Prince Albert II honors winners of Environmental Photography Awards in Monaco
Prince Albert II handed diplomas to winners in Monaco as 36 photos chosen from about 10,000 submissions put wildlife loss and human impact front and center.
Prince Albert II of Monaco put environmental photography’s current direction on display at the Promenade du Larvotto, personally congratulating the 2026 winners as 36 selected images were drawn from about 10,000 submissions worldwide. The strongest work in Monaco leaned toward threatened species, human pressure on ecosystems and clear visual storytelling, showing a competition that rewards urgency as much as craft.
Britta Jaschinski took the Grand Prize and the Changemakers category for Handprint on Sea Turtle, while Fernando Faciole won Humanity versus Nature with Born for the Ocean, Fated to the Flames. Arnaud Farré won the Forests category with Spirits of the Falls and also claimed the Students’ Choice Award for Up is Down. Henley Spiers won Ocean with Shearwater’s Dilemma, Vadim Makhorov took Polar Regions with The Gathering, and Doug Gimesy won the Public Award with Koalas are Dying for You to Slow Down. The five category winners each received a €1,000 cash prize, the Grand Prize carried a €5,000 grant, and the Public Award and Students’ Choice Award each received a €500 grant.

The pattern across the winning frames is hard to miss. These are not quiet landscape studies built on scenery alone; they are pictures that push viewers toward a subject and a consequence, whether that is a sea turtle, koalas under pressure, polar environments or fires meeting human activity. That emphasis fits the award’s structure, which splits the competition into Polar Regions, Forests, Ocean, Humanity versus Nature and Changemakers, categories designed to keep the environmental story broad while still demanding a strong narrative point of view. The Public Award drew more than 5,000 votes, a sign that the most accessible images were also the ones with the clearest stakes.
The 2026 edition carried extra weight for the Prince Albert II of Monaco Foundation, which launched the Environmental Photography Award in 2021 and made it one of the three pillars of its Green Shift initiative. This year’s exhibition also marked the foundation’s 20th anniversary, with panels tracing two decades of work on environmental protection, biodiversity and planetary health. Sergio Pitamitz served as contest chairman, and the jury included Sharon Guynup, Florian Ledoux, Steve Winter and Christian Ziegler.
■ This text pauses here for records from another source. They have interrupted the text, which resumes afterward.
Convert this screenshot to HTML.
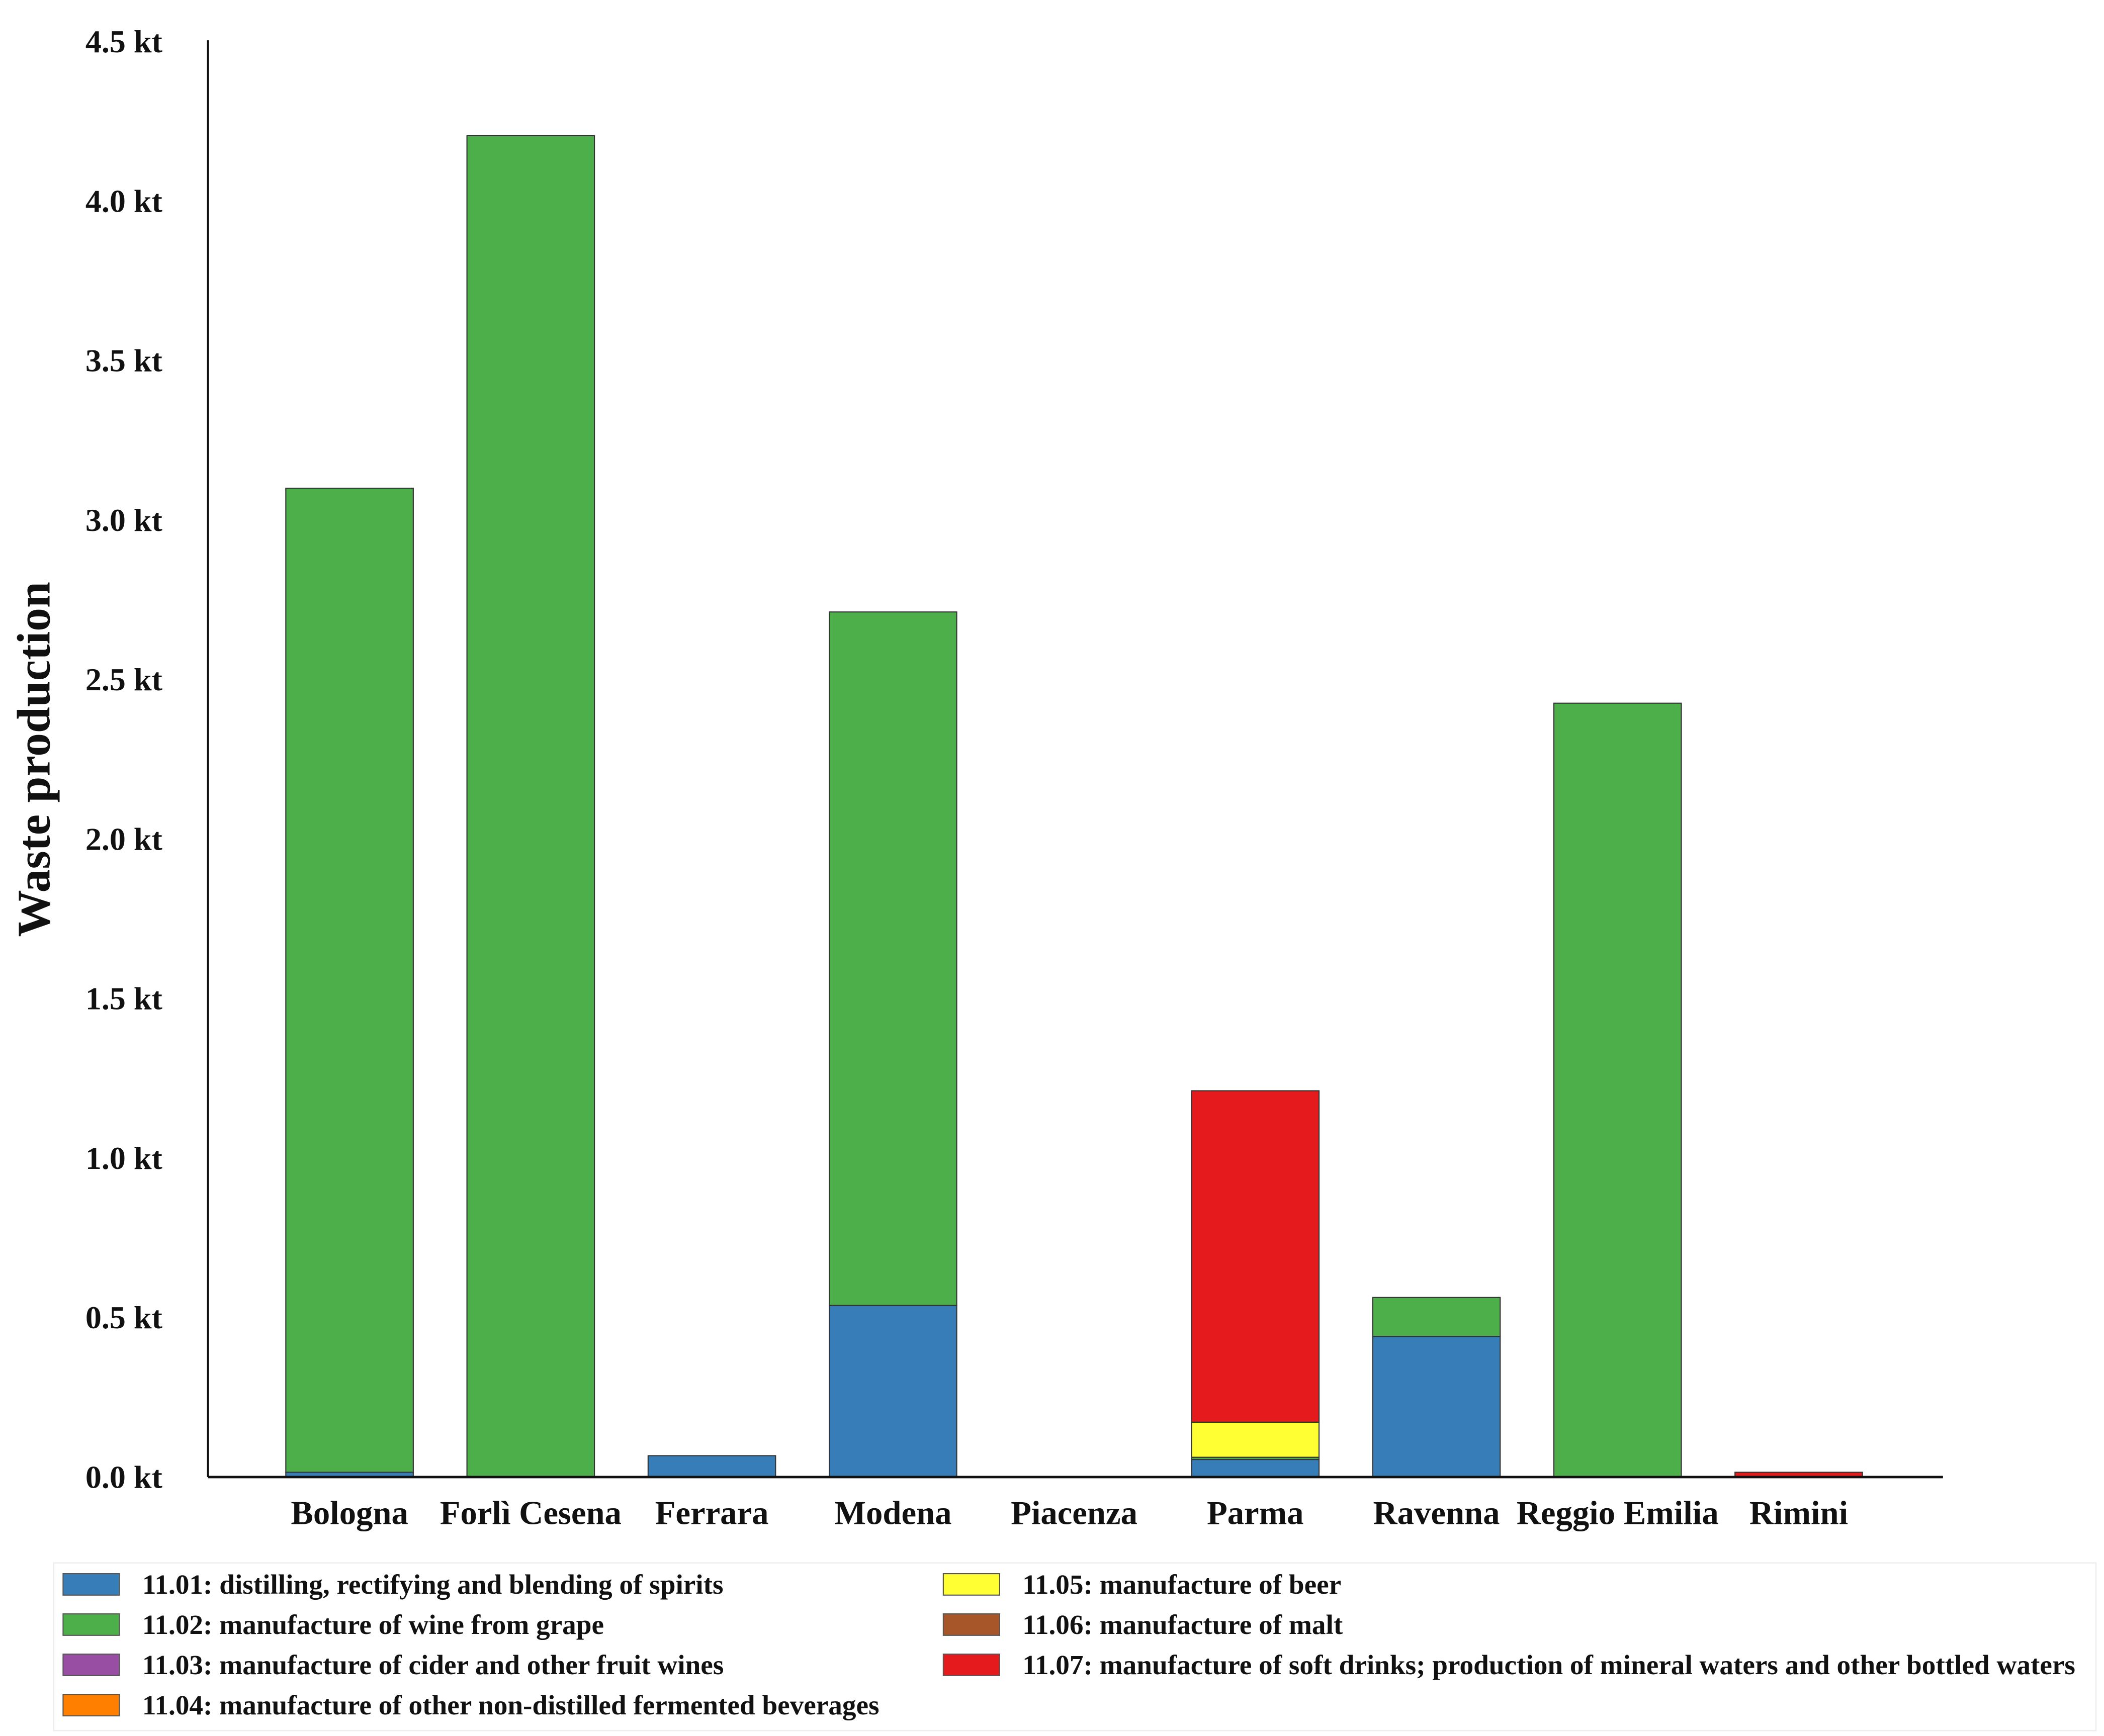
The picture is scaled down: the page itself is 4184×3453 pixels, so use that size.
<!DOCTYPE html>
<html><head><meta charset="utf-8"><style>
html,body{margin:0;padding:0;background:#fff;}
svg{display:block;}
text{font-family:"Liberation Serif",serif;font-weight:bold;fill:#111;}
</style></head><body>
<svg id="chart" width="4184" height="3453" viewBox="0 0 1568 1294" xmlns="http://www.w3.org/2000/svg">
<g id="bars"></g>
<line x1="155" y1="30" x2="155" y2="1101" stroke="#111" stroke-width="1.5"/>
<line x1="155" y1="1101" x2="1448" y2="1101" stroke="#111" stroke-width="1.8"/>
<g id="yticks"></g>
<g id="xticks"></g>
<text transform="translate(37,566) rotate(-90)" text-anchor="middle" font-size="35">Waste production</text>
<rect x="40" y="1165" width="1522" height="125" fill="#fff" stroke="#eee" stroke-width="1"/>
<g id="legend"></g>
</svg>
<script>
const categories = ["Bologna","Forlì Cesena","Ferrara","Modena","Piacenza","Parma","Ravenna","Reggio Emilia","Rimini"];
const seriesNames = ["11.01: distilling, rectifying and blending of spirits","11.02: manufacture of wine from grape","11.03: manufacture of cider and other fruit wines","11.04: manufacture of other non-distilled fermented beverages","11.05: manufacture of beer","11.06: manufacture of malt","11.07: manufacture of soft drinks; production of mineral waters and other bottled waters"];
const seriesColors = ["#377eb8","#4daf4a","#984ea3","#ff7f00","#ffff33","#a65628","#e41a1c"];
const s1101 = [0.015,0,0.067,0.538,0,0.055,0.441,0,0];
const s1102 = [3.085,4.205,0,2.174,0,0.007,0.122,2.426,0];
const s1103 = [0,0,0,0,0,0,0,0,0];
const s1104 = [0,0,0,0,0,0,0,0,0];
const s1105 = [0,0,0,0,0,0.11,0,0,0];
const s1106 = [0,0,0,0,0,0,0,0,0];
const s1107 = [0,0,0,0,0,1.039,0,0,0.015];
const yTicks = [0,0.5,1.0,1.5,2.0,2.5,3.0,3.5,4.0,4.5];

const NS="http://www.w3.org/2000/svg";
const series=[s1101,s1102,s1103,s1104,s1105,s1106,s1107];
const y0=1101, yTop=31, yMax=4.5;
function yScale(v){return y0-(v/yMax)*(y0-yTop);}
function xScale(i){return 260.5+135*i;}
const bw=95;
function mk(tag,attrs,parent){const e=document.createElementNS(NS,tag);for(const k in attrs)e.setAttribute(k,attrs[k]);parent.appendChild(e);return e;}
const gb=document.getElementById('bars');
categories.forEach((c,i)=>{
  let acc=0;
  series.forEach((s,j)=>{
    const v=s[i]; if(!v) return;
    const top=yScale(acc+v), bot=yScale(acc);
    const r=mk('rect',{x:xScale(i)-bw/2,y:top,width:bw,height:bot-top,fill:seriesColors[j],stroke:'#333','stroke-width':0.8},gb);
    
    
    acc+=v;
  });
});
const gy=document.getElementById('yticks');
yTicks.forEach(t=>{
  const e=mk('text',{x:121,y:yScale(t)+8,'text-anchor':'end','font-size':24},gy);
  e.textContent=t.toFixed(1)+' kt';
  
  
});
const gx=document.getElementById('xticks');
categories.forEach((c,i)=>{
  const e=mk('text',{x:xScale(i),y:1136,'text-anchor':'middle','font-size':25},gx);
  e.textContent=c;
  
  
});
const gl=document.getElementById('legend');
seriesNames.forEach((n,j)=>{
  const col=j<4?0:1, row=j<4?j:j-4;
  const sx=col?703:47, tx=col?762:106, cy=1181+row*30;
  const sw=mk('rect',{x:sx,y:cy-8,width:42,height:16,fill:seriesColors[j],stroke:'#555','stroke-width':0.8},gl);
  
  
  const t=mk('text',{x:tx,y:cy+7,'font-size':20.7},gl);
  t.textContent=n;
  
  
});
</script>
</body></html>
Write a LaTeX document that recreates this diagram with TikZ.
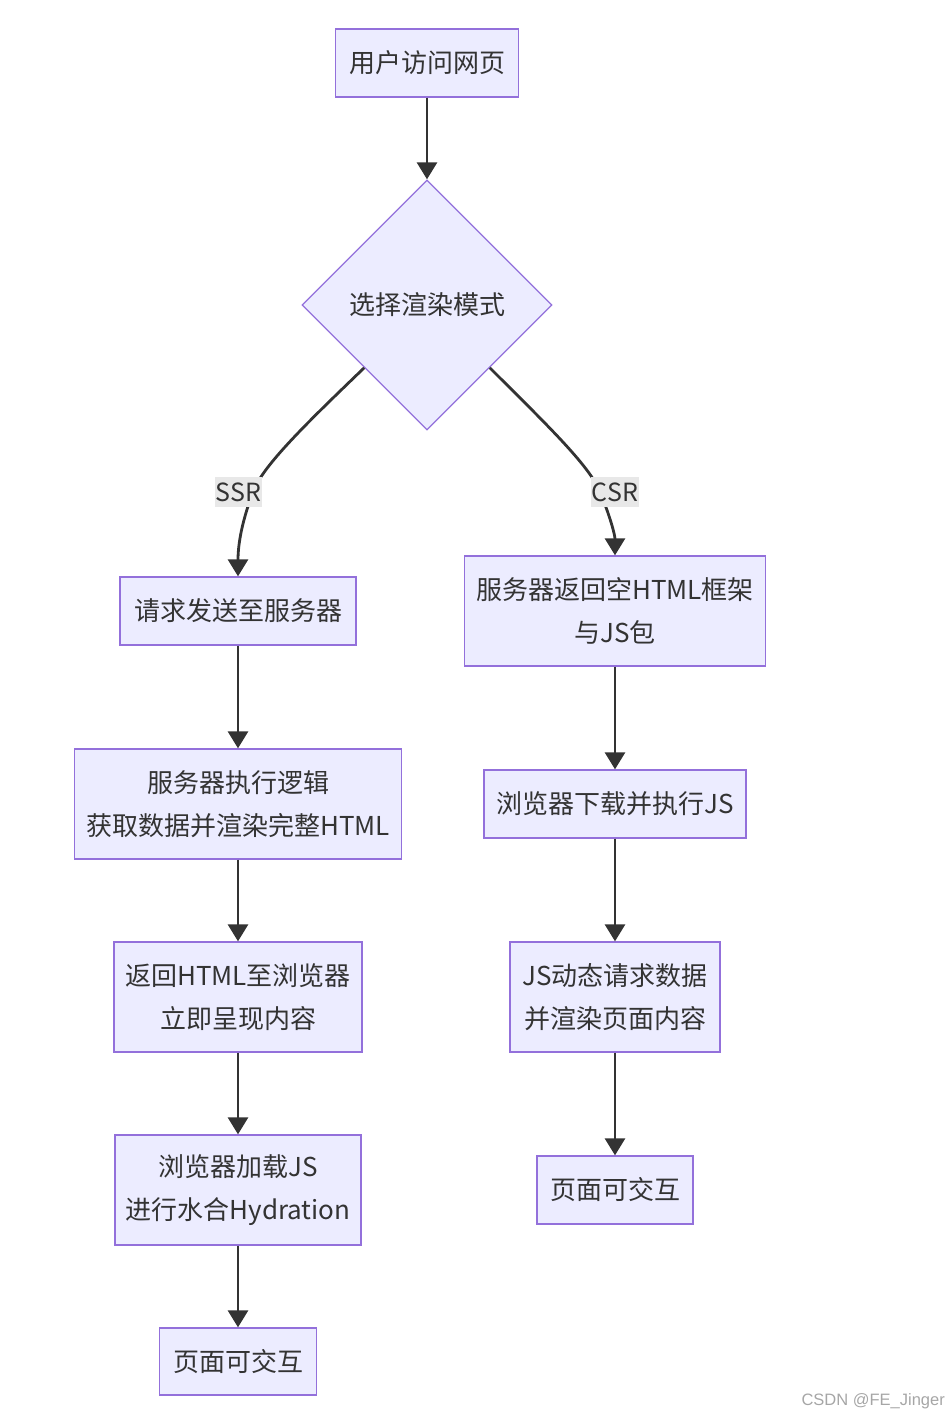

The Monaco presentation runs until 30 July 2026, and four photographs from the same edition are also on view at Monaco train station until September. With past exhibitions having traveled to Italy, San Marino, Spain, the United States, Canada and France, the award is building a circuit for the kind of environmental image that now gets rewarded: direct, species-focused and anchored in a story the viewer can read in a single frame.